LV police retirement policy on state Supreme Court docket
The Nevada Supreme Court has ordered a Jan. 24 hearing in the battle over whether the Las Vegas Metropolitan Police are required to comply with state law ordering local governments to subsidize their retirees who join the state benefits program.
Clark County District Judge Mark Denton granted Metro summary judgment Aug. 21, ruling the department doesn’t have to pay the subsidy. They argued their benefits, including retiree benefits, are set in collective bargaining and are provided through a health trust that isn’t under NRS288, which requires the subsidy, but instead under NRS287.
Denton agreed, saying employees who receive benefits through a bargained health trust are exempt from the subsidy requirement.
Public Employee Benefits Program Director Leslie Johnstone said state law says only public entities governed by NRS288 are allowed to send their employees to PEBP. She said that means not only the 100 or so Metro retirees in the program but all other local government and school retirees who received benefits through a health trust must leave the state plan.
She said as many as 3,500 retirees – 1,900 of them from the Clark County School District – will be booted out of the plan if the ruling stands. Based on that, the PEBP board voted to appeal.
The Clark County Education Association, Retired Public Employees of Nevada and the Nevada State Education Association have all joined the case on PEBP’s side.
Johnstone said the full court will hear arguments in the case, which, she said, hopefully indicates their intent to resolve the issue as rapidly as possible. She said that’s important because PEBP has open enrollment for retirees through March and those considering joining the plan need to know whether they can come to PEBP for benefits or not and what those benefits will cost.
She also advised her board in September there are a number of Clark County teachers considering retirement because the law allowing them to join PEBP on retirement will change Oct. 1, 2008. After that, PEBP will only accept retirees if their governmental entity also has its active members insured through PEBP. Until then, individual retirees can join PEBP.

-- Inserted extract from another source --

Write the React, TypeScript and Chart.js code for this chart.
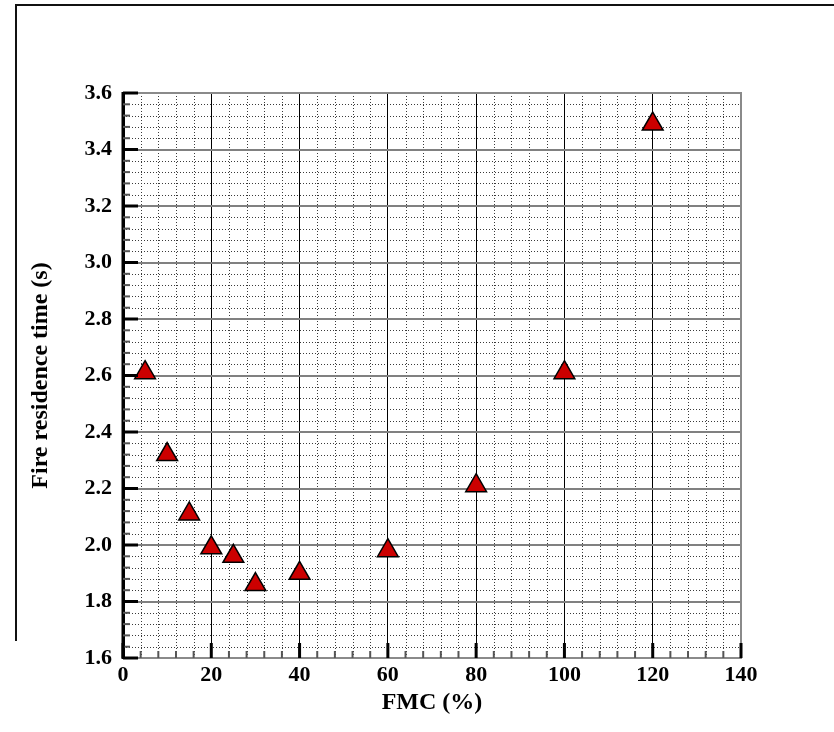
import React, { useEffect, useRef } from 'react';
import { Chart, registerables } from 'chart.js';

Chart.register(...registerables);

const fmcValues = [5, 10, 15, 20, 25, 30, 40, 60, 80, 100, 120];
const residenceTimes = [2.61, 2.32, 2.11, 1.99, 1.96, 1.86, 1.9, 1.98, 2.21, 2.61, 3.49];
const xMin = 0;
const xMax = 140;
const xMajorStep = 20;
const xMinorStep = 4;
const yMin = 1.6;
const yMax = 3.6;
const yMajorStep = 0.2;
const yMinorStep = 0.04;
const xTitle = 'FMC (%)';
const yTitle = 'Fire residence time (s)';

const SERIF = '"Liberation Serif", "Times New Roman", serif';

const gridPlugin = {
  id: 'tecplotGrid',
  beforeDraw(chart: any) {
    const { ctx, chartArea, scales } = chart;
    const xs = scales.x;
    const ys = scales.y;
    ctx.save();
    ctx.fillStyle = '#ffffff';
    ctx.fillRect(0, 0, chart.width, chart.height);
    ctx.lineWidth = 1;
    ctx.setLineDash([1, 2]);
    ctx.strokeStyle = '#3a3a3a';
    const nx = Math.round((xMax - xMin) / xMinorStep);
    for (let i = 1; i < nx; i++) {
      if (i % 5 === 0) continue;
      const px = Math.round(xs.getPixelForValue(xMin + i * xMinorStep)) + 0.5;
      ctx.beginPath();
      ctx.moveTo(px, chartArea.top);
      ctx.lineTo(px, chartArea.bottom);
      ctx.stroke();
    }
    const ny = Math.round((yMax - yMin) / yMinorStep);
    for (let i = 1; i < ny; i++) {
      if (i % 5 === 0) continue;
      const py = Math.round(ys.getPixelForValue(yMin + i * yMinorStep)) + 0.5;
      ctx.beginPath();
      ctx.moveTo(chartArea.left, py);
      ctx.lineTo(chartArea.right, py);
      ctx.stroke();
    }
    ctx.restore();
  },
  afterDraw(chart: any) {
    const { ctx, chartArea, scales } = chart;
    const xs = scales.x;
    const ys = scales.y;
    const { left, right, top, bottom } = chartArea;
    ctx.save();
    ctx.setLineDash([]);
    ctx.strokeStyle = '#8a8a8a';
    ctx.lineWidth = 2;
    ctx.beginPath();
    ctx.moveTo(left, top);
    ctx.lineTo(right, top);
    ctx.lineTo(right, bottom);
    ctx.stroke();
    ctx.strokeStyle = '#000';
    ctx.lineWidth = 3;
    ctx.beginPath();
    ctx.moveTo(left, top - 1);
    ctx.lineTo(left, bottom + 1);
    ctx.stroke();
    const ny = Math.round((yMax - yMin) / yMinorStep);
    for (let i = 0; i <= ny; i++) {
      const major = i % 5 === 0;
      const py = ys.getPixelForValue(yMin + i * yMinorStep);
      ctx.lineWidth = major ? 3 : 2;
      ctx.strokeStyle = major ? '#000' : '#555';
      ctx.beginPath();
      ctx.moveTo(left, py);
      ctx.lineTo(left + (major ? 15 : 7), py);
      ctx.stroke();
    }
    const nx = Math.round((xMax - xMin) / xMinorStep);
    for (let i = 0; i <= nx; i++) {
      const major = i % 5 === 0;
      const px = xs.getPixelForValue(xMin + i * xMinorStep);
      ctx.lineWidth = major ? 3 : 2;
      ctx.strokeStyle = major ? '#000' : '#555';
      ctx.beginPath();
      ctx.moveTo(px, bottom);
      ctx.lineTo(px, bottom - (major ? 15 : 7));
      ctx.stroke();
    }
    ctx.strokeStyle = '#111';
    ctx.lineWidth = 2;
    ctx.beginPath();
    ctx.moveTo(16, 641);
    ctx.lineTo(16, 5);
    ctx.lineTo(chart.width, 5);
    ctx.stroke();
    ctx.restore();
  },
};

export default function App() {
  const canvasRef = useRef<HTMLCanvasElement | null>(null);

  useEffect(() => {
    const canvas = canvasRef.current;
    if (!canvas) return;
    const chart = new Chart(canvas, {
      type: 'scatter',
      data: {
        datasets: [
          {
            label: 'Fire residence time',
            data: fmcValues.map((x, i) => ({ x, y: residenceTimes[i] })),
            pointStyle: 'triangle',
            pointRadius: 12,
            pointHoverRadius: 12,
            backgroundColor: '#cc0000',
            borderColor: '#000000',
            borderWidth: 1.5,
          },
        ],
      },
      options: {
        responsive: false,
        animation: false,
        events: [],
        layout: { padding: { left: 0, top: 93, right: 93, bottom: 0 } },
        plugins: {
          legend: { display: false },
          tooltip: { enabled: false },
          title: { display: false },
        },
        scales: {
          x: {
            type: 'linear',
            min: xMin,
            max: xMax,
            afterFit: (scale: any) => {
              scale.height = 74;
            },
            ticks: {
              stepSize: xMajorStep,
              color: '#000',
              padding: 4,
              font: { family: SERIF, size: 22, weight: 'bold' },
              callback: (v: any) => String(Math.round(Number(v))),
            },
            grid: { color: '#000', lineWidth: 1, drawTicks: false },
            border: { display: true, color: '#8a8a8a', width: 2 },
            title: {
              display: true,
              text: xTitle,
              color: '#000',
              font: { family: SERIF, size: 24, weight: 'bold' },
              padding: { top: 0, bottom: 15 },
            },
          },
          y: {
            type: 'linear',
            min: yMin,
            max: yMax,
            afterFit: (scale: any) => {
              scale.width = 123;
            },
            ticks: {
              stepSize: yMajorStep,
              color: '#000',
              padding: 11,
              font: { family: SERIF, size: 22, weight: 'bold' },
              callback: (v: any) => Number(v).toFixed(1),
            },
            grid: { color: '#808080', lineWidth: 2, drawTicks: false },
            border: { display: true, color: '#000', width: 3 },
            title: {
              display: true,
              text: yTitle,
              color: '#000',
              font: { family: SERIF, size: 24, weight: 'bold' },
              padding: { top: 26, bottom: 0 },
            },
          },
        },
      },
      plugins: [gridPlugin],
    });
    return () => chart.destroy();
  }, []);

  return (
    <div style={{ position: 'absolute', left: 0, top: 0, width: 834, height: 732, background: '#fff' }}>
      <canvas ref={canvasRef} width={834} height={732} style={{ display: 'block' }} />
    </div>
  );
}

Metro has refused to pay while the issue is in court and, according to Johnstone, now owes $940,000 if Denton is reversed. Clark County has joined the suit with Metro on behalf of its firefighters but has elected to pay while the issue is resolved.
Johnstone said the 2003 Legislature was clear in its intent that all local entities pay a subsidy at least equal to what the state pays its retirees.
Sen. Bob Beers, R-Las Vegas, advised Metro during one hearing that, even if they fought the payment, it wasn’t a question of whether they would pay but when.